### What is asked
The material below should be written out in full and exactly; pictures stay out of the copy.
************
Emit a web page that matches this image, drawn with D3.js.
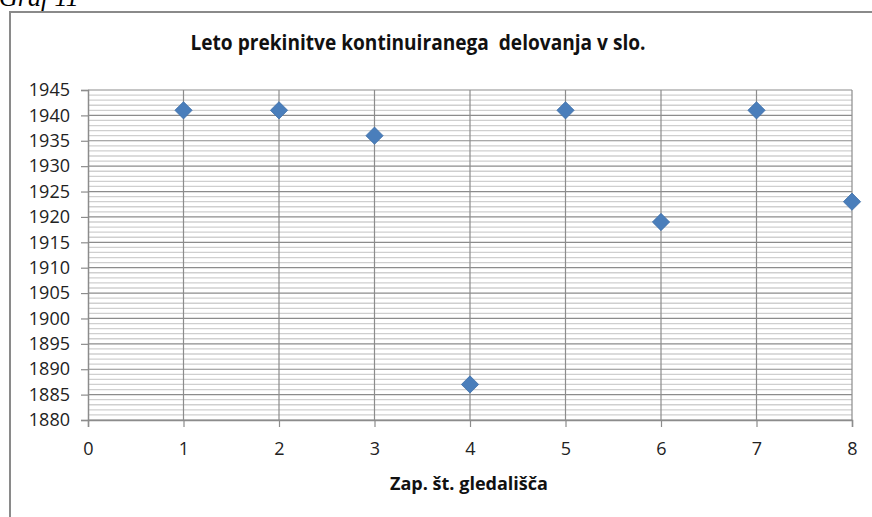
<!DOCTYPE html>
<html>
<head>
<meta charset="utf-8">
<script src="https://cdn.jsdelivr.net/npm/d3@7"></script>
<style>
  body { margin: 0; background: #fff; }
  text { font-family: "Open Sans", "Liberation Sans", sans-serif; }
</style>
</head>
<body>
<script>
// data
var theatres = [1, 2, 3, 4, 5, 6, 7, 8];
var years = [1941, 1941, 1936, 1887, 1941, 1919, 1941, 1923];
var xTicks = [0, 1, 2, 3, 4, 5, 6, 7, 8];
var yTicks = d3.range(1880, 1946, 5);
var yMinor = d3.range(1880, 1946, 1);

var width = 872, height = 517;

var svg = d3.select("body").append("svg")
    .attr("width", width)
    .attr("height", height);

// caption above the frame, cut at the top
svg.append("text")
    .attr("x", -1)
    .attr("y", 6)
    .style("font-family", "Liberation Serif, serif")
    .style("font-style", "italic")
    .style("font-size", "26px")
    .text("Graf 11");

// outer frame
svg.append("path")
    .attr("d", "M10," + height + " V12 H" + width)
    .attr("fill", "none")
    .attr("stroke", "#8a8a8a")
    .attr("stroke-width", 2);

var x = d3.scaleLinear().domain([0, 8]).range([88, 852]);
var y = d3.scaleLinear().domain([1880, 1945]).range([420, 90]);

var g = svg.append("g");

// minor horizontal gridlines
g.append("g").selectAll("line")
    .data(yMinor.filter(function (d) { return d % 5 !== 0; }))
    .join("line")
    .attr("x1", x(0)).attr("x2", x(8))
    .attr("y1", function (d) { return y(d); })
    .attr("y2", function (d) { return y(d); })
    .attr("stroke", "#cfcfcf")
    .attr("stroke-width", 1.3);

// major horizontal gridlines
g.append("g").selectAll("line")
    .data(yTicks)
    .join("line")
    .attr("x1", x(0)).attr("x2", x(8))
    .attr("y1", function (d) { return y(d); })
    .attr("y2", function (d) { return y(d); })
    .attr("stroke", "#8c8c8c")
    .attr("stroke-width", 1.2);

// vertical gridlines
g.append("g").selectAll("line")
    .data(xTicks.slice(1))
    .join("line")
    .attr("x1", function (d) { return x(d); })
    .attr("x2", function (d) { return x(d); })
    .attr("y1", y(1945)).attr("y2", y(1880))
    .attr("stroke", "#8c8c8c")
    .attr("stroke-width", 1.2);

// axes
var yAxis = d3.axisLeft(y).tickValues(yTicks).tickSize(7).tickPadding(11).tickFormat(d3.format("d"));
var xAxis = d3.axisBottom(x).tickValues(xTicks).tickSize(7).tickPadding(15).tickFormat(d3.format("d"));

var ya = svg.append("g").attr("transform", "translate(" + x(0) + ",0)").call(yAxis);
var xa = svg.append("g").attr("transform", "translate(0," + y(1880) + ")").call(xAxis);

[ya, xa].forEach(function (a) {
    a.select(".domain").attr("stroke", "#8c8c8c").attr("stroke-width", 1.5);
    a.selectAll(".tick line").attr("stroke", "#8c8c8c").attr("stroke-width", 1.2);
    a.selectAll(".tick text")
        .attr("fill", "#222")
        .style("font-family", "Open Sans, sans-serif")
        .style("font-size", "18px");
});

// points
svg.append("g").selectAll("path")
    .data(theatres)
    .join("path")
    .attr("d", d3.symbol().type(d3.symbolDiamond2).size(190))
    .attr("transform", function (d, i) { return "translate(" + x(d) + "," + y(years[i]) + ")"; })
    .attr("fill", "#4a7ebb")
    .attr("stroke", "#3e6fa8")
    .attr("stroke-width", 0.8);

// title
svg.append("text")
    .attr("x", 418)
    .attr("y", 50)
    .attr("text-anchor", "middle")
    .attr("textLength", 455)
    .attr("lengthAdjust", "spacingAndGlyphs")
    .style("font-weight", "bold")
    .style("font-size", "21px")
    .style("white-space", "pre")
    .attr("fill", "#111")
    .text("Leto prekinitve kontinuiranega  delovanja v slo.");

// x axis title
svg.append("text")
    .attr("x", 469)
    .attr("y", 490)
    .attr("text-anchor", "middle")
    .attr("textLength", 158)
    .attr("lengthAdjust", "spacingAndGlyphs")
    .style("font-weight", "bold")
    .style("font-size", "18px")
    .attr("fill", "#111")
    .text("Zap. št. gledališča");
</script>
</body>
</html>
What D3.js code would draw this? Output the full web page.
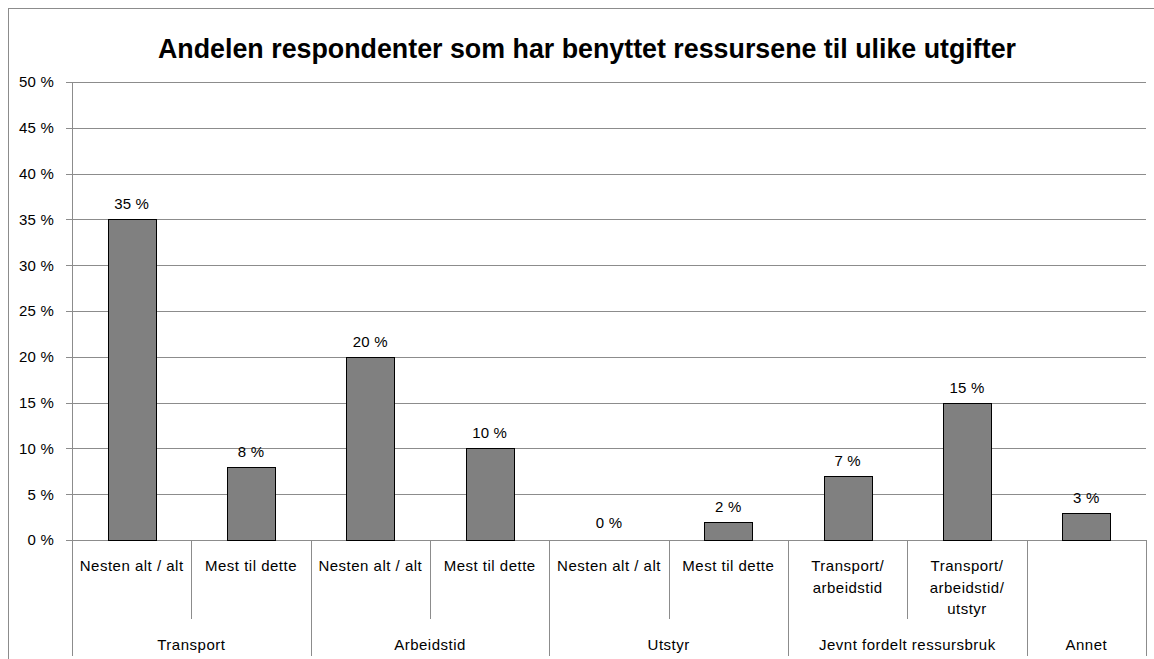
************
### Written solution
Emit a web page that matches this image, drawn with D3.js.
<!DOCTYPE html>
<html>
<head>
<meta charset="utf-8">
<script src="https://cdn.jsdelivr.net/npm/d3@7"></script>
<style>
  body { margin: 0; background: #fff; }
  text { font-family: "Open Sans", "Liberation Sans", sans-serif; }
</style>
</head>
<body>
<script>
// data
var theatres = [1, 2, 3, 4, 5, 6, 7, 8];
var years = [1941, 1941, 1936, 1887, 1941, 1919, 1941, 1923];
var xTicks = [0, 1, 2, 3, 4, 5, 6, 7, 8];
var yTicks = d3.range(1880, 1946, 5);
var yMinor = d3.range(1880, 1946, 1);

var width = 872, height = 517;

var svg = d3.select("body").append("svg")
    .attr("width", width)
    .attr("height", height);

// caption above the frame, cut at the top
svg.append("text")
    .attr("x", -1)
    .attr("y", 6)
    .style("font-family", "Liberation Serif, serif")
    .style("font-style", "italic")
    .style("font-size", "26px")
    .text("Graf 11");

// outer frame
svg.append("path")
    .attr("d", "M10," + height + " V12 H" + width)
    .attr("fill", "none")
    .attr("stroke", "#8a8a8a")
    .attr("stroke-width", 2);

var x = d3.scaleLinear().domain([0, 8]).range([88, 852]);
var y = d3.scaleLinear().domain([1880, 1945]).range([420, 90]);

var g = svg.append("g");

// minor horizontal gridlines
g.append("g").selectAll("line")
    .data(yMinor.filter(function (d) { return d % 5 !== 0; }))
    .join("line")
    .attr("x1", x(0)).attr("x2", x(8))
    .attr("y1", function (d) { return y(d); })
    .attr("y2", function (d) { return y(d); })
    .attr("stroke", "#cfcfcf")
    .attr("stroke-width", 1.3);

// major horizontal gridlines
g.append("g").selectAll("line")
    .data(yTicks)
    .join("line")
    .attr("x1", x(0)).attr("x2", x(8))
    .attr("y1", function (d) { return y(d); })
    .attr("y2", function (d) { return y(d); })
    .attr("stroke", "#8c8c8c")
    .attr("stroke-width", 1.2);

// vertical gridlines
g.append("g").selectAll("line")
    .data(xTicks.slice(1))
    .join("line")
    .attr("x1", function (d) { return x(d); })
    .attr("x2", function (d) { return x(d); })
    .attr("y1", y(1945)).attr("y2", y(1880))
    .attr("stroke", "#8c8c8c")
    .attr("stroke-width", 1.2);

// axes
var yAxis = d3.axisLeft(y).tickValues(yTicks).tickSize(7).tickPadding(11).tickFormat(d3.format("d"));
var xAxis = d3.axisBottom(x).tickValues(xTicks).tickSize(7).tickPadding(15).tickFormat(d3.format("d"));

var ya = svg.append("g").attr("transform", "translate(" + x(0) + ",0)").call(yAxis);
var xa = svg.append("g").attr("transform", "translate(0," + y(1880) + ")").call(xAxis);

[ya, xa].forEach(function (a) {
    a.select(".domain").attr("stroke", "#8c8c8c").attr("stroke-width", 1.5);
    a.selectAll(".tick line").attr("stroke", "#8c8c8c").attr("stroke-width", 1.2);
    a.selectAll(".tick text")
        .attr("fill", "#222")
        .style("font-family", "Open Sans, sans-serif")
        .style("font-size", "18px");
});

// points
svg.append("g").selectAll("path")
    .data(theatres)
    .join("path")
    .attr("d", d3.symbol().type(d3.symbolDiamond2).size(190))
    .attr("transform", function (d, i) { return "translate(" + x(d) + "," + y(years[i]) + ")"; })
    .attr("fill", "#4a7ebb")
    .attr("stroke", "#3e6fa8")
    .attr("stroke-width", 0.8);

// title
svg.append("text")
    .attr("x", 418)
    .attr("y", 50)
    .attr("text-anchor", "middle")
    .attr("textLength", 455)
    .attr("lengthAdjust", "spacingAndGlyphs")
    .style("font-weight", "bold")
    .style("font-size", "21px")
    .style("white-space", "pre")
    .attr("fill", "#111")
    .text("Leto prekinitve kontinuiranega  delovanja v slo.");

// x axis title
svg.append("text")
    .attr("x", 469)
    .attr("y", 490)
    .attr("text-anchor", "middle")
    .attr("textLength", 158)
    .attr("lengthAdjust", "spacingAndGlyphs")
    .style("font-weight", "bold")
    .style("font-size", "18px")
    .attr("fill", "#111")
    .text("Zap. št. gledališča");
</script>
</body>
</html>
What D3.js code would draw this? Output the full web page.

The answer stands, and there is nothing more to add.